## What is expected
Quote the whole listing exactly. Leave the pictures out of your copy.

## Data section
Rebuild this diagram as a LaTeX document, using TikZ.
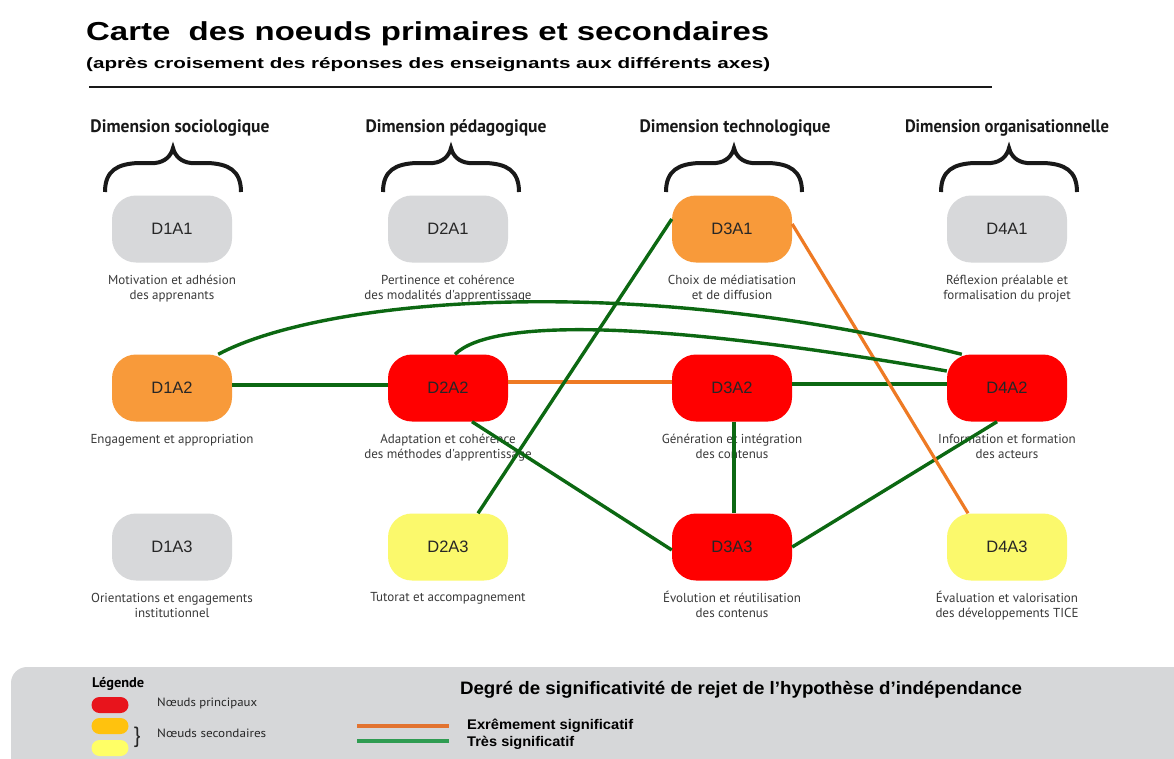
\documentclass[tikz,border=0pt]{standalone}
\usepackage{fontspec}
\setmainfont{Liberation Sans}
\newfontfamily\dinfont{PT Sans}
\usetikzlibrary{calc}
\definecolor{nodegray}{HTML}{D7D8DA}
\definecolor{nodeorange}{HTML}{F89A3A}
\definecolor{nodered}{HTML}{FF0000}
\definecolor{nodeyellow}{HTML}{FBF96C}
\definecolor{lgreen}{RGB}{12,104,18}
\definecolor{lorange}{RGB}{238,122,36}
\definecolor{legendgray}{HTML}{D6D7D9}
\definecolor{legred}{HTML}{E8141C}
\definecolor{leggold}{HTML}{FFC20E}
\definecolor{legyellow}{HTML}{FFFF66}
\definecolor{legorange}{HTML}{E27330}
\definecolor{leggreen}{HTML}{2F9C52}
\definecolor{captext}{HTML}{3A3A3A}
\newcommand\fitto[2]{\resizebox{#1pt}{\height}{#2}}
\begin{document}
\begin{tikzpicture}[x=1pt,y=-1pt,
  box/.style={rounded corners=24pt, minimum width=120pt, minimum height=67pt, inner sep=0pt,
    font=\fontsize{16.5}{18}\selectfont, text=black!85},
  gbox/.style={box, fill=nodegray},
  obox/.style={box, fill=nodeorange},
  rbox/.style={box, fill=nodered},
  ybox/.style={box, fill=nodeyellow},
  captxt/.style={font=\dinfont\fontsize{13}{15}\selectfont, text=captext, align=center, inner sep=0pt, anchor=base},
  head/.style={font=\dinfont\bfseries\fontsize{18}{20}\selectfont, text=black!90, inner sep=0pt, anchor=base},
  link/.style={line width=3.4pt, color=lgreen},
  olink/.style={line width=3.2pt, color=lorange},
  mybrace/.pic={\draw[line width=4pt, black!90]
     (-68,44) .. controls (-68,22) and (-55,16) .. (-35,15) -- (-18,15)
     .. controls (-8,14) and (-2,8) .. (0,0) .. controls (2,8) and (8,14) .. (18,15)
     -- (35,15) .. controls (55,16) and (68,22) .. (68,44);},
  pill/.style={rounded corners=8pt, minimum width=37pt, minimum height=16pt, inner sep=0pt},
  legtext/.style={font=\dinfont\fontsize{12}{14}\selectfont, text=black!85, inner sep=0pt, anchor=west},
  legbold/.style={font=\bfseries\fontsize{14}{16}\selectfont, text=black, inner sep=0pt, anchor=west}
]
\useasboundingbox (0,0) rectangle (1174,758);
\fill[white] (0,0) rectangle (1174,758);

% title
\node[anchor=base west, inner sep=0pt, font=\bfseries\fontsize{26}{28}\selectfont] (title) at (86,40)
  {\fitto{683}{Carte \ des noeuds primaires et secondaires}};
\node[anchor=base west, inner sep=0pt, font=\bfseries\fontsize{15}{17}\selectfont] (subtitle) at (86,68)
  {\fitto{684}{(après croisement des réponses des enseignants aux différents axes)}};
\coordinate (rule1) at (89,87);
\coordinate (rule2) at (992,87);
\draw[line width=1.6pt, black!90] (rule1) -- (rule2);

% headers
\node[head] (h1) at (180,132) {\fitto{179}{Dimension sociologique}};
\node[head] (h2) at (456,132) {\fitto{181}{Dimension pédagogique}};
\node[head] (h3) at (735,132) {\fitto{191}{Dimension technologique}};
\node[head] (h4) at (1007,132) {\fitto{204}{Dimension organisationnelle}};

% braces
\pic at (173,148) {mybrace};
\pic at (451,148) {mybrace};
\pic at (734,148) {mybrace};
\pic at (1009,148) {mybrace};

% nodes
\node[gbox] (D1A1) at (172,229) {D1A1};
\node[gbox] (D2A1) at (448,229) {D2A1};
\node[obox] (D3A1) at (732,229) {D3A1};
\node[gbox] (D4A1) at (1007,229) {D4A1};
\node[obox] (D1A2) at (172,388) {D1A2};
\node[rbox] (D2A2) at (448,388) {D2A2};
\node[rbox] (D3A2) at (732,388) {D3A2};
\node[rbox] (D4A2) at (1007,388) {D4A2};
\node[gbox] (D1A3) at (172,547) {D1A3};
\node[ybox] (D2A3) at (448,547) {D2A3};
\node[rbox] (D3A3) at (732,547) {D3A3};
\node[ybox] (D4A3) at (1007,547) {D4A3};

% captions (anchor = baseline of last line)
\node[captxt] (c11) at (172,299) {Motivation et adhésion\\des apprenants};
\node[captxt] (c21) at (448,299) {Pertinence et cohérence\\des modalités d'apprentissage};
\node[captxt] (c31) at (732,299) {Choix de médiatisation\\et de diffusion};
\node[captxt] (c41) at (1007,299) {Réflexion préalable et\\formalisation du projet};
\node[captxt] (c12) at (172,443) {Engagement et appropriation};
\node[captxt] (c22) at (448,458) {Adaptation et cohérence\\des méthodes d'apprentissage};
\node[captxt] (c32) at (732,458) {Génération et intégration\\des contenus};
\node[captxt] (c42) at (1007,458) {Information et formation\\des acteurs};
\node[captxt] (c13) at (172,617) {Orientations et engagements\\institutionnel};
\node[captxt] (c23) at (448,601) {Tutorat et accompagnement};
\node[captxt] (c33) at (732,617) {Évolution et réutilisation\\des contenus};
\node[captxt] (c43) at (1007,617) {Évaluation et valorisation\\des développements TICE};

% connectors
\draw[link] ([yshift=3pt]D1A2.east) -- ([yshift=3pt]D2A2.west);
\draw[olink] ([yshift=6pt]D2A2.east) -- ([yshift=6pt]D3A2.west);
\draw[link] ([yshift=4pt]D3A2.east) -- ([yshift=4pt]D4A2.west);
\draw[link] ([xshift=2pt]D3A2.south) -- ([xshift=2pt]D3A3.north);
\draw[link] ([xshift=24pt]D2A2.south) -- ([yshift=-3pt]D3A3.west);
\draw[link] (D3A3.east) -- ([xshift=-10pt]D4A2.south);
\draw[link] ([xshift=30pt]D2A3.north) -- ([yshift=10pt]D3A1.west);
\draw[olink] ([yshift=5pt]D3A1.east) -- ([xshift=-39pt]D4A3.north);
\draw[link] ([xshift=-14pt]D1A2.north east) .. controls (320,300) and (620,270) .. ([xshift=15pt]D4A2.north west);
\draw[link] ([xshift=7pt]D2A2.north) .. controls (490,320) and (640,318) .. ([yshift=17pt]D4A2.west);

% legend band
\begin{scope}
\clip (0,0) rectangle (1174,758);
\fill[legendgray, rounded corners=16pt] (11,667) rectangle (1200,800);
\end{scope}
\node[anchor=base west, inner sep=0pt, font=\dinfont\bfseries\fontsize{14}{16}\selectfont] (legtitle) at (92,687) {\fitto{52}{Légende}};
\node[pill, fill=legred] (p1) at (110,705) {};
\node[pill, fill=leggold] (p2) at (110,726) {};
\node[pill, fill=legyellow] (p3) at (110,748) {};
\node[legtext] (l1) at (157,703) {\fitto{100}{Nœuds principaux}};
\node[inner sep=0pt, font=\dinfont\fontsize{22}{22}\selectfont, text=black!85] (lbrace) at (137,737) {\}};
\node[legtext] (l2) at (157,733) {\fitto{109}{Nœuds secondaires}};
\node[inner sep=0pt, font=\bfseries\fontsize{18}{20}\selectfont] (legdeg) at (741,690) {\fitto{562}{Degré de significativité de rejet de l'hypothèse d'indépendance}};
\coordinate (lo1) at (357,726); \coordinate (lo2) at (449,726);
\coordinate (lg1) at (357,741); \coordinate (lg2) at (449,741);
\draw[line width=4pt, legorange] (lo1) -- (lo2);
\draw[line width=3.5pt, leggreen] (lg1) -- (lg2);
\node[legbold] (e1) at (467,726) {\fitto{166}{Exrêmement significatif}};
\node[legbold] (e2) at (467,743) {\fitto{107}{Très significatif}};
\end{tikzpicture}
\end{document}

## Result
Rebuild this diagram as a LaTeX document, using TikZ.
\documentclass[tikz,border=0pt]{standalone}
\usepackage{fontspec}
\setmainfont{Liberation Sans}
\newfontfamily\dinfont{PT Sans}
\usetikzlibrary{calc}
\definecolor{nodegray}{HTML}{D7D8DA}
\definecolor{nodeorange}{HTML}{F89A3A}
\definecolor{nodered}{HTML}{FF0000}
\definecolor{nodeyellow}{HTML}{FBF96C}
\definecolor{lgreen}{RGB}{12,104,18}
\definecolor{lorange}{RGB}{238,122,36}
\definecolor{legendgray}{HTML}{D6D7D9}
\definecolor{legred}{HTML}{E8141C}
\definecolor{leggold}{HTML}{FFC20E}
\definecolor{legyellow}{HTML}{FFFF66}
\definecolor{legorange}{HTML}{E27330}
\definecolor{leggreen}{HTML}{2F9C52}
\definecolor{captext}{HTML}{3A3A3A}
\newcommand\fitto[2]{\resizebox{#1pt}{\height}{#2}}
\begin{document}
\begin{tikzpicture}[x=1pt,y=-1pt,
  box/.style={rounded corners=24pt, minimum width=120pt, minimum height=67pt, inner sep=0pt,
    font=\fontsize{16.5}{18}\selectfont, text=black!85},
  gbox/.style={box, fill=nodegray},
  obox/.style={box, fill=nodeorange},
  rbox/.style={box, fill=nodered},
  ybox/.style={box, fill=nodeyellow},
  captxt/.style={font=\dinfont\fontsize{13}{15}\selectfont, text=captext, align=center, inner sep=0pt, anchor=base},
  head/.style={font=\dinfont\bfseries\fontsize{18}{20}\selectfont, text=black!90, inner sep=0pt, anchor=base},
  link/.style={line width=3.4pt, color=lgreen},
  olink/.style={line width=3.2pt, color=lorange},
  mybrace/.pic={\draw[line width=4pt, black!90]
     (-68,44) .. controls (-68,22) and (-55,16) .. (-35,15) -- (-18,15)
     .. controls (-8,14) and (-2,8) .. (0,0) .. controls (2,8) and (8,14) .. (18,15)
     -- (35,15) .. controls (55,16) and (68,22) .. (68,44);},
  pill/.style={rounded corners=8pt, minimum width=37pt, minimum height=16pt, inner sep=0pt},
  legtext/.style={font=\dinfont\fontsize{12}{14}\selectfont, text=black!85, inner sep=0pt, anchor=west},
  legbold/.style={font=\bfseries\fontsize{14}{16}\selectfont, text=black, inner sep=0pt, anchor=west}
]
\useasboundingbox (0,0) rectangle (1174,758);
\fill[white] (0,0) rectangle (1174,758);

% title
\node[anchor=base west, inner sep=0pt, font=\bfseries\fontsize{26}{28}\selectfont] (title) at (86,40)
  {\fitto{683}{Carte \ des noeuds primaires et secondaires}};
\node[anchor=base west, inner sep=0pt, font=\bfseries\fontsize{15}{17}\selectfont] (subtitle) at (86,68)
  {\fitto{684}{(après croisement des réponses des enseignants aux différents axes)}};
\coordinate (rule1) at (89,87);
\coordinate (rule2) at (992,87);
\draw[line width=1.6pt, black!90] (rule1) -- (rule2);

% headers
\node[head] (h1) at (180,132) {\fitto{179}{Dimension sociologique}};
\node[head] (h2) at (456,132) {\fitto{181}{Dimension pédagogique}};
\node[head] (h3) at (735,132) {\fitto{191}{Dimension technologique}};
\node[head] (h4) at (1007,132) {\fitto{204}{Dimension organisationnelle}};

% braces
\pic at (173,148) {mybrace};
\pic at (451,148) {mybrace};
\pic at (734,148) {mybrace};
\pic at (1009,148) {mybrace};

% nodes
\node[gbox] (D1A1) at (172,229) {D1A1};
\node[gbox] (D2A1) at (448,229) {D2A1};
\node[obox] (D3A1) at (732,229) {D3A1};
\node[gbox] (D4A1) at (1007,229) {D4A1};
\node[obox] (D1A2) at (172,388) {D1A2};
\node[rbox] (D2A2) at (448,388) {D2A2};
\node[rbox] (D3A2) at (732,388) {D3A2};
\node[rbox] (D4A2) at (1007,388) {D4A2};
\node[gbox] (D1A3) at (172,547) {D1A3};
\node[ybox] (D2A3) at (448,547) {D2A3};
\node[rbox] (D3A3) at (732,547) {D3A3};
\node[ybox] (D4A3) at (1007,547) {D4A3};

% captions (anchor = baseline of last line)
\node[captxt] (c11) at (172,299) {Motivation et adhésion\\des apprenants};
\node[captxt] (c21) at (448,299) {Pertinence et cohérence\\des modalités d'apprentissage};
\node[captxt] (c31) at (732,299) {Choix de médiatisation\\et de diffusion};
\node[captxt] (c41) at (1007,299) {Réflexion préalable et\\formalisation du projet};
\node[captxt] (c12) at (172,443) {Engagement et appropriation};
\node[captxt] (c22) at (448,458) {Adaptation et cohérence\\des méthodes d'apprentissage};
\node[captxt] (c32) at (732,458) {Génération et intégration\\des contenus};
\node[captxt] (c42) at (1007,458) {Information et formation\\des acteurs};
\node[captxt] (c13) at (172,617) {Orientations et engagements\\institutionnel};
\node[captxt] (c23) at (448,601) {Tutorat et accompagnement};
\node[captxt] (c33) at (732,617) {Évolution et réutilisation\\des contenus};
\node[captxt] (c43) at (1007,617) {Évaluation et valorisation\\des développements TICE};

% connectors
\draw[link] ([yshift=3pt]D1A2.east) -- ([yshift=3pt]D2A2.west);
\draw[olink] ([yshift=6pt]D2A2.east) -- ([yshift=6pt]D3A2.west);
\draw[link] ([yshift=4pt]D3A2.east) -- ([yshift=4pt]D4A2.west);
\draw[link] ([xshift=2pt]D3A2.south) -- ([xshift=2pt]D3A3.north);
\draw[link] ([xshift=24pt]D2A2.south) -- ([yshift=-3pt]D3A3.west);
\draw[link] (D3A3.east) -- ([xshift=-10pt]D4A2.south);
\draw[link] ([xshift=30pt]D2A3.north) -- ([yshift=10pt]D3A1.west);
\draw[olink] ([yshift=5pt]D3A1.east) -- ([xshift=-39pt]D4A3.north);
\draw[link] ([xshift=-14pt]D1A2.north east) .. controls (320,300) and (620,270) .. ([xshift=15pt]D4A2.north west);
\draw[link] ([xshift=7pt]D2A2.north) .. controls (490,320) and (640,318) .. ([yshift=17pt]D4A2.west);

% legend band
\begin{scope}
\clip (0,0) rectangle (1174,758);
\fill[legendgray, rounded corners=16pt] (11,667) rectangle (1200,800);
\end{scope}
\node[anchor=base west, inner sep=0pt, font=\dinfont\bfseries\fontsize{14}{16}\selectfont] (legtitle) at (92,687) {\fitto{52}{Légende}};
\node[pill, fill=legred] (p1) at (110,705) {};
\node[pill, fill=leggold] (p2) at (110,726) {};
\node[pill, fill=legyellow] (p3) at (110,748) {};
\node[legtext] (l1) at (157,703) {\fitto{100}{Nœuds principaux}};
\node[inner sep=0pt, font=\dinfont\fontsize{22}{22}\selectfont, text=black!85] (lbrace) at (137,737) {\}};
\node[legtext] (l2) at (157,733) {\fitto{109}{Nœuds secondaires}};
\node[inner sep=0pt, font=\bfseries\fontsize{18}{20}\selectfont] (legdeg) at (741,690) {\fitto{562}{Degré de significativité de rejet de l'hypothèse d'indépendance}};
\coordinate (lo1) at (357,726); \coordinate (lo2) at (449,726);
\coordinate (lg1) at (357,741); \coordinate (lg2) at (449,741);
\draw[line width=4pt, legorange] (lo1) -- (lo2);
\draw[line width=3.5pt, leggreen] (lg1) -- (lg2);
\node[legbold] (e1) at (467,726) {\fitto{166}{Exrêmement significatif}};
\node[legbold] (e2) at (467,743) {\fitto{107}{Très significatif}};
\end{tikzpicture}
\end{document}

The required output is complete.